Grenzwerte bedeuten kein Nullrisiko – warum Trinkwasserregulierung Sicherheitsabstände nutzt

Drinking water limits are often understood as a hard dividing line: below it, water is safe, above it, dangerous. This understanding is insufficient. In regulation, limit values are not a biological zero line, but pragmatic thresholds that work with safety margins and reflect socially acceptable risks.

The derivation of a limit value begins in toxicology with the identification of a dose at which no adverse effects are observed in studies. This so-called NOAEL or BMD basis is then divided by safety factors to cover differences between animal and human, individual sensitivities, and data uncertainties. Factors of 100 or more are common [WHO, Guidelines for Drinking-water Quality, https://www.who.int/publications/i/item/9789241549950].

This methodology effectively protects population groups on average, but it is not intended to exclude every conceivable biological effect. Limit values consider acute and clearly defined effects, but not necessarily subtle or long-term mechanisms such as endocrine effects at low-dose exposure. Especially for hormonally active substances, research shows that effects can also occur below classical toxicological thresholds [Vandenberg et al., Endocrine-disrupting chemicals, https://endocrinology.org/doi/10.1210/en.2012-1564]
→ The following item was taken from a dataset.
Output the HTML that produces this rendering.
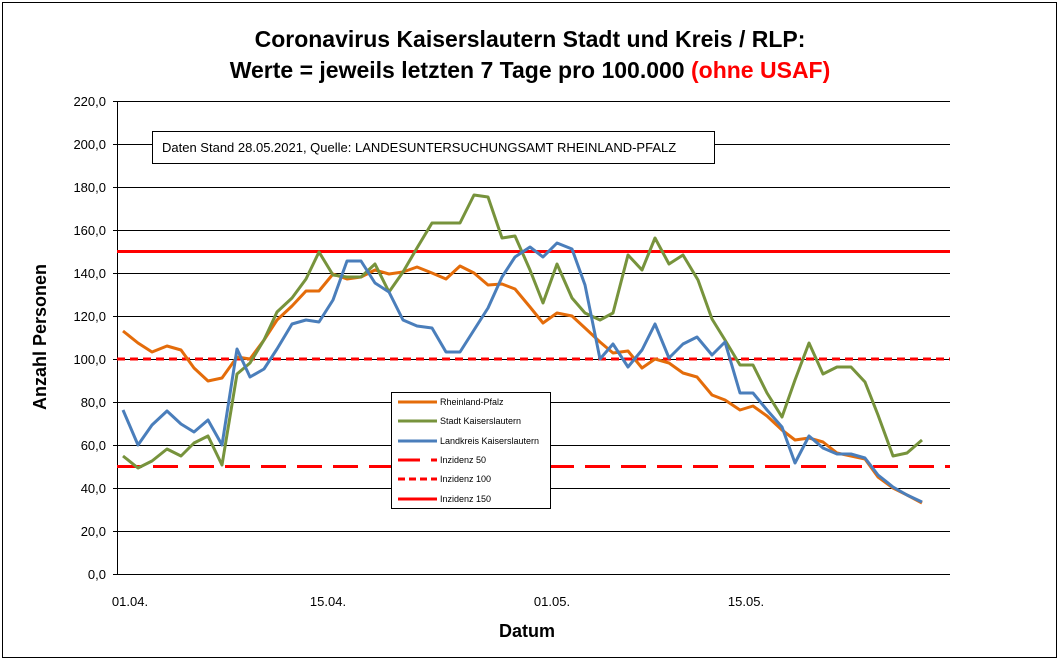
<!DOCTYPE html>
<html><head><meta charset="utf-8"><style>
html,body{margin:0;padding:0;background:#fff;}
svg{display:block;font-family:"Liberation Sans",Arial,sans-serif;}
</style></head><body>
<svg width="1061" height="662" viewBox="0 0 1061 662" xmlns="http://www.w3.org/2000/svg">
<rect x="0" y="0" width="1061" height="662" fill="#fff"/>
<rect x="2.5" y="2.5" width="1054" height="655" fill="none" stroke="#000" stroke-width="1"/>
<text x="530" y="47" text-anchor="middle" font-size="23" font-weight="bold">Coronavirus Kaiserslautern Stadt und Kreis / RLP:</text>
<text x="530" y="78" text-anchor="middle" font-size="23" font-weight="bold">Werte = jeweils letzten 7 Tage pro 100.000 <tspan fill="#ff0000">(ohne USAF)</tspan></text>
<g stroke="#000" stroke-width="1">
<line x1="117" y1="101.5" x2="950" y2="101.5"/>
<line x1="117" y1="144.5" x2="950" y2="144.5"/>
<line x1="117" y1="187.5" x2="950" y2="187.5"/>
<line x1="117" y1="230.5" x2="950" y2="230.5"/>
<line x1="117" y1="273.5" x2="950" y2="273.5"/>
<line x1="117" y1="316.5" x2="950" y2="316.5"/>
<line x1="117" y1="359.5" x2="950" y2="359.5"/>
<line x1="117" y1="402.5" x2="950" y2="402.5"/>
<line x1="117" y1="445.5" x2="950" y2="445.5"/>
<line x1="117" y1="488.5" x2="950" y2="488.5"/>
<line x1="117" y1="531.5" x2="950" y2="531.5"/>
<line x1="117" y1="574.5" x2="950" y2="574.5"/>
<line x1="117.5" y1="101" x2="117.5" y2="575"/>
</g>
<g stroke="#000" stroke-width="1">
<line x1="113" y1="101.5" x2="117" y2="101.5"/><line x1="113" y1="144.5" x2="117" y2="144.5"/><line x1="113" y1="187.5" x2="117" y2="187.5"/><line x1="113" y1="230.5" x2="117" y2="230.5"/><line x1="113" y1="273.5" x2="117" y2="273.5"/><line x1="113" y1="316.5" x2="117" y2="316.5"/><line x1="113" y1="359.5" x2="117" y2="359.5"/><line x1="113" y1="402.5" x2="117" y2="402.5"/><line x1="113" y1="445.5" x2="117" y2="445.5"/><line x1="113" y1="488.5" x2="117" y2="488.5"/><line x1="113" y1="531.5" x2="117" y2="531.5"/><line x1="113" y1="574.5" x2="117" y2="574.5"/>
</g>
<g font-size="13" text-anchor="end">
<text x="106" y="106">220,0</text><text x="106" y="149">200,0</text><text x="106" y="192">180,0</text><text x="106" y="235">160,0</text><text x="106" y="278">140,0</text><text x="106" y="321">120,0</text><text x="106" y="364">100,0</text><text x="106" y="407">80,0</text><text x="106" y="450">60,0</text><text x="106" y="493">40,0</text><text x="106" y="536">20,0</text><text x="106" y="579">0,0</text>
</g>
<g font-size="13" text-anchor="middle">
<text x="130" y="606">01.04.</text><text x="328" y="606">15.04.</text><text x="552" y="606">01.05.</text><text x="746" y="606">15.05.</text>
</g>
<text x="527" y="637" text-anchor="middle" font-size="18" font-weight="bold">Datum</text>
<text transform="translate(46,337) rotate(-90)" text-anchor="middle" font-size="18" font-weight="bold">Anzahl Personen</text>
<g stroke="#ff0000" stroke-width="3" fill="none">
<line x1="117" y1="251.5" x2="950" y2="251.5"/>
<line x1="117" y1="359" x2="950" y2="359" stroke-dasharray="8,5"/>
<line x1="117" y1="466.5" x2="950" y2="466.5" stroke-dasharray="25,11"/>
</g>
<g fill="none" stroke-width="3" stroke-linejoin="round">
<polyline stroke="#e46c0a" points="123,331 138,343 152,352 167,346 181,350 194,368 208,381 222,378 237,357 250,359 264,340 277,320 292,306 306,291 319,291 333,274 347,279 361,277 375,270 389,274 403,272 417,267 432,273 446,279 460,266 474,273 488,285 502,284 515,289 530,307 543,323 557,313 572,316 585,328 600,342 613,353 628,351 642,368 655,359 669,363 683,373 697,377 712,395 725,400 740,410 753,406 767,416 782,430 795,440 809,438 823,442 837,453 851,456 865,459 878,477 893,488 907,495 922,503"/>
<polyline stroke="#77933c" points="123,456 138,468 152,461 167,449 181,456 194,443 208,436 222,465 237,374 250,363 264,340 277,312 292,298 306,279 319,252 333,275 347,277 361,277 375,264 389,292 403,272 417,248 432,223 446,223 460,223 474,195 488,197 502,238 515,236 530,270 543,303 557,264 572,298 585,313 600,320 613,313 628,255 642,270 655,238 669,264 683,255 698,280 712,319 725,340 740,365 753,365 767,393 782,417 795,380 809,343 823,374 837,367 851,367 865,382 878,415 893,456 907,453 922,440"/>
<polyline stroke="#4a7ebb" points="123,410 138,445 152,425 167,411 181,424 194,432 208,420 222,445 237,349 250,377 264,369 277,349 292,324 306,320 319,322 333,300 347,261 361,261 375,283 389,292 403,320 417,326 432,328 446,352 460,352 474,330 488,308 502,277 515,257 530,247 543,257 557,243 572,249 585,285 600,359 613,344 628,367 642,350 655,324 669,358 683,344 697,337 712,355 725,342 740,393 753,393 767,410 782,427 795,463 809,436 823,448 837,454 851,454 865,458 878,475 893,487 907,495 922,502"/>
</g>
<rect x="152.5" y="131.5" width="562" height="32" fill="#fff" stroke="#000"/>
<text x="162" y="152" font-size="13">Daten Stand 28.05.2021, Quelle: LANDESUNTERSUCHUNGSAMT RHEINLAND-PFALZ</text>
<rect x="391.5" y="392.5" width="159" height="116" fill="#fff" stroke="#000"/>
<g stroke-width="3" fill="none">
<line x1="398" y1="402" x2="437" y2="402" stroke="#e46c0a"/>
<line x1="398" y1="421" x2="437" y2="421" stroke="#77933c"/>
<line x1="398" y1="441" x2="437" y2="441" stroke="#4a7ebb"/>
<line x1="398" y1="460" x2="437" y2="460" stroke="#ff0000" stroke-dasharray="22,11"/>
<line x1="398" y1="479" x2="437" y2="479" stroke="#ff0000" stroke-dasharray="7,4"/>
<line x1="398" y1="499" x2="437" y2="499" stroke="#ff0000"/>
</g>
<g font-size="9" fill="#000">
<text x="440" y="405">Rheinland-Pfalz</text>
<text x="440" y="424">Stadt Kaiserslautern</text>
<text x="440" y="444">Landkreis Kaiserslautern</text>
<text x="440" y="463">Inzidenz 50</text>
<text x="440" y="482">Inzidenz 100</text>
<text x="440" y="502">Inzidenz 150</text>
</g>
</svg>
</body></html>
Another aspect is exposure over time. Limit values are usually designed for lifelong intake but assume stable individual substances. In reality, people are exposed to mixtures of numerous substances. Additive or synergistic effects are only partially reflected in regulation, as they are analytically and methodologically difficult to detect [Kortenkamp, Ten years of mixture research, https://www.sciencedirect.com/science/article/pii/S0160412018314032]

In addition, limit values are political-administrative decisions. They must be technically measurable, economically feasible, and socially acceptable. This does not mean that they are arbitrary, but it does mean that they represent a compromise – between precaution, feasibility, and costs [EU, Drinking Water Directive (EU) 2020/2184, https://eur-lex.europa.eu/eli/dir/2020/2184/oj]

For everyday life, this means: "Below the limit" is synonymous with regulatory conformity, not with absolute absence of biological effect. Especially with chronic low-dose intake, effects can be relevant without ever exceeding a limit value.

Drinking water regulation creates safety at the population level.
However, it does not replace the understanding of long-term exposure.